::: GIVEN MATERIAL :::
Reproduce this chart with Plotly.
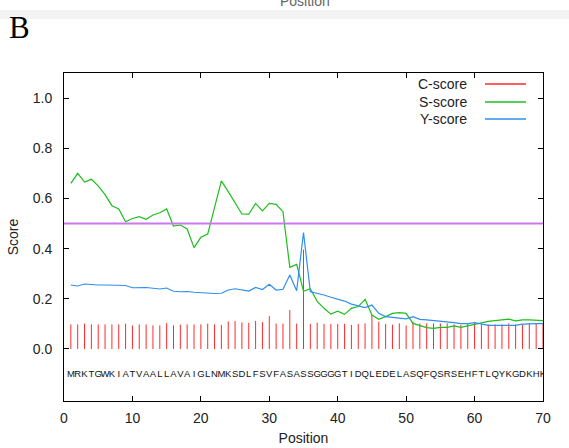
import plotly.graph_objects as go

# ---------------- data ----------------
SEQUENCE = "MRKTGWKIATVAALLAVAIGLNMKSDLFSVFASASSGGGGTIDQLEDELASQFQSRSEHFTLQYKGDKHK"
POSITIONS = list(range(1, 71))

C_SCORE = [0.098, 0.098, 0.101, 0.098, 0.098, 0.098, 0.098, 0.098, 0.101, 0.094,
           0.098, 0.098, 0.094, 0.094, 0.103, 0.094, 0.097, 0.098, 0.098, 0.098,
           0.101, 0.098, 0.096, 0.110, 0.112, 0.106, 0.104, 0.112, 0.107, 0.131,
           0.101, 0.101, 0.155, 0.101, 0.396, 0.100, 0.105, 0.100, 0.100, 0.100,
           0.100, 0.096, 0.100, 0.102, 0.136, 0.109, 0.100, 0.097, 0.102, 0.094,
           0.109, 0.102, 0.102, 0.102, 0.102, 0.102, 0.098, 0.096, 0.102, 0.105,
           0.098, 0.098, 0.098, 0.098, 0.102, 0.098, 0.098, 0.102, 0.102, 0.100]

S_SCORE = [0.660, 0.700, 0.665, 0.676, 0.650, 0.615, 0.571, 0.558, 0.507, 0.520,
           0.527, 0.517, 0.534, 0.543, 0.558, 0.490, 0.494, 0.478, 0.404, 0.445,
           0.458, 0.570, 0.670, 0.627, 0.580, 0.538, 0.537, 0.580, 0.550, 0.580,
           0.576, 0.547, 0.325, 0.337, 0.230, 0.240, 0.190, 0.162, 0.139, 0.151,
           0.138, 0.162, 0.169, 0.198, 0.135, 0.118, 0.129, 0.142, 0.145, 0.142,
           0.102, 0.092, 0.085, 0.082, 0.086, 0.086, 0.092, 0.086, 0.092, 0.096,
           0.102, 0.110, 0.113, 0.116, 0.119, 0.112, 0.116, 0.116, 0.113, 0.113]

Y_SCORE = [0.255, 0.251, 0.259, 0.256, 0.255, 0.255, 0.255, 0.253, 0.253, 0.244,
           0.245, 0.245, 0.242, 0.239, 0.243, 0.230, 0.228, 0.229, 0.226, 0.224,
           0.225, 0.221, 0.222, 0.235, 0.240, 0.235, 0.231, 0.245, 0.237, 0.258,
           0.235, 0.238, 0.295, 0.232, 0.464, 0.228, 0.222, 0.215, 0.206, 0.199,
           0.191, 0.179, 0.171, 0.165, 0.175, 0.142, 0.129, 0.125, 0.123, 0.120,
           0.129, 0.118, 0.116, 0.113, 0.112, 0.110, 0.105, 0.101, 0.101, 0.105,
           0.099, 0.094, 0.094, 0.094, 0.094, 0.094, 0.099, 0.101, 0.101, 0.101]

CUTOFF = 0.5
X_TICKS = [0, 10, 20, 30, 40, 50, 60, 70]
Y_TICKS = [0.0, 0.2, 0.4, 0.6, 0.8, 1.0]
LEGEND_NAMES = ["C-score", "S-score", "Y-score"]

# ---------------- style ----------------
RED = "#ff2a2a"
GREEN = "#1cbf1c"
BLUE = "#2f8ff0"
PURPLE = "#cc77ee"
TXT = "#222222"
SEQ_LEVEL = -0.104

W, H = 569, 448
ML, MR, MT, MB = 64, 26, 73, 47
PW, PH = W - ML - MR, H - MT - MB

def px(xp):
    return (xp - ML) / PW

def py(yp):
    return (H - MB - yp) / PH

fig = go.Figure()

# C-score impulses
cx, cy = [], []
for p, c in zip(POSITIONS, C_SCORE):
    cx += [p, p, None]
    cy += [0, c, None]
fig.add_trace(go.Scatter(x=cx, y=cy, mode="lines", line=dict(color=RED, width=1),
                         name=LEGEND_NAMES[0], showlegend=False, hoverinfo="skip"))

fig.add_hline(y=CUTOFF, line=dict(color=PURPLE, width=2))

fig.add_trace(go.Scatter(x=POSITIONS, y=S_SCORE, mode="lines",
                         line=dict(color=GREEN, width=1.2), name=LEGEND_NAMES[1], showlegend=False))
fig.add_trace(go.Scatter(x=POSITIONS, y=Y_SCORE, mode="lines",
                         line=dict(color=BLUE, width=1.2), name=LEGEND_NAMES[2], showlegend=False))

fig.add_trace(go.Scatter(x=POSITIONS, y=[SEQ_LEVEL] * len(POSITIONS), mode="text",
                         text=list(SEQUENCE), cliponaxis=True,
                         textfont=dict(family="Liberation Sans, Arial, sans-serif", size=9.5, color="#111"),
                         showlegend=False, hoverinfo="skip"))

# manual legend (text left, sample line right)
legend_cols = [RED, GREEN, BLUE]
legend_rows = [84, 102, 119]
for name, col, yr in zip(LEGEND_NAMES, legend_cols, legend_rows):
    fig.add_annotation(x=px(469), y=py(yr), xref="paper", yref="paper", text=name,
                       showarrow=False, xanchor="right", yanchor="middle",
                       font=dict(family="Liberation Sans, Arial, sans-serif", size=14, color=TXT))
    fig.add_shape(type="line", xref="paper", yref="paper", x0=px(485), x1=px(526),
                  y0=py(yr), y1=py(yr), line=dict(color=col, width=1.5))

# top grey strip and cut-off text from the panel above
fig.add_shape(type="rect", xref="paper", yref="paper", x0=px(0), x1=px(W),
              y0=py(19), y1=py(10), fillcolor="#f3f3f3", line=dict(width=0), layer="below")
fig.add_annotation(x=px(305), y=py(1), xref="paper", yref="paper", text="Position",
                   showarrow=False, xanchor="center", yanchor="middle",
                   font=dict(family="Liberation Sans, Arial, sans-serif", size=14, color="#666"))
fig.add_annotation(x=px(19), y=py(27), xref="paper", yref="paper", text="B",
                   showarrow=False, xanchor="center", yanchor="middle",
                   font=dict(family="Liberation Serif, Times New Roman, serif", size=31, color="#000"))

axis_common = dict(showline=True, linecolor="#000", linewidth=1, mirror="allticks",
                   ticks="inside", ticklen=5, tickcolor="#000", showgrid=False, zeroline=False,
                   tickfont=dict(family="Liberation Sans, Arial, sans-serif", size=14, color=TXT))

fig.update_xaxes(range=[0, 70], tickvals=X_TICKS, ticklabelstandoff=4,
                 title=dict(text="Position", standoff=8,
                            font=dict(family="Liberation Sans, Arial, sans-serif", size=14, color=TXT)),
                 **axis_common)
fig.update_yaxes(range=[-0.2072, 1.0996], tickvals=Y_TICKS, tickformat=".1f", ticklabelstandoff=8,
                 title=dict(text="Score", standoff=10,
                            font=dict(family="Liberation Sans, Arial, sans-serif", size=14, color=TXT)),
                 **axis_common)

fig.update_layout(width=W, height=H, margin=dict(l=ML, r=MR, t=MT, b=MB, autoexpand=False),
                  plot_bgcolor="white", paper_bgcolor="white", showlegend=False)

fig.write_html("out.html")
:::
OBJECTIVE.
Restate only the lines running from the start of the material above through the line containing "0.116, 0.113, 0.113]", ends included. No pictures.

COMPLETED EXERCISE.
Reproduce this chart with Plotly.
import plotly.graph_objects as go

# ---------------- data ----------------
SEQUENCE = "MRKTGWKIATVAALLAVAIGLNMKSDLFSVFASASSGGGGTIDQLEDELASQFQSRSEHFTLQYKGDKHK"
POSITIONS = list(range(1, 71))

C_SCORE = [0.098, 0.098, 0.101, 0.098, 0.098, 0.098, 0.098, 0.098, 0.101, 0.094,
           0.098, 0.098, 0.094, 0.094, 0.103, 0.094, 0.097, 0.098, 0.098, 0.098,
           0.101, 0.098, 0.096, 0.110, 0.112, 0.106, 0.104, 0.112, 0.107, 0.131,
           0.101, 0.101, 0.155, 0.101, 0.396, 0.100, 0.105, 0.100, 0.100, 0.100,
           0.100, 0.096, 0.100, 0.102, 0.136, 0.109, 0.100, 0.097, 0.102, 0.094,
           0.109, 0.102, 0.102, 0.102, 0.102, 0.102, 0.098, 0.096, 0.102, 0.105,
           0.098, 0.098, 0.098, 0.098, 0.102, 0.098, 0.098, 0.102, 0.102, 0.100]

S_SCORE = [0.660, 0.700, 0.665, 0.676, 0.650, 0.615, 0.571, 0.558, 0.507, 0.520,
           0.527, 0.517, 0.534, 0.543, 0.558, 0.490, 0.494, 0.478, 0.404, 0.445,
           0.458, 0.570, 0.670, 0.627, 0.580, 0.538, 0.537, 0.580, 0.550, 0.580,
           0.576, 0.547, 0.325, 0.337, 0.230, 0.240, 0.190, 0.162, 0.139, 0.151,
           0.138, 0.162, 0.169, 0.198, 0.135, 0.118, 0.129, 0.142, 0.145, 0.142,
           0.102, 0.092, 0.085, 0.082, 0.086, 0.086, 0.092, 0.086, 0.092, 0.096,
           0.102, 0.110, 0.113, 0.116, 0.119, 0.112, 0.116, 0.116, 0.113, 0.113]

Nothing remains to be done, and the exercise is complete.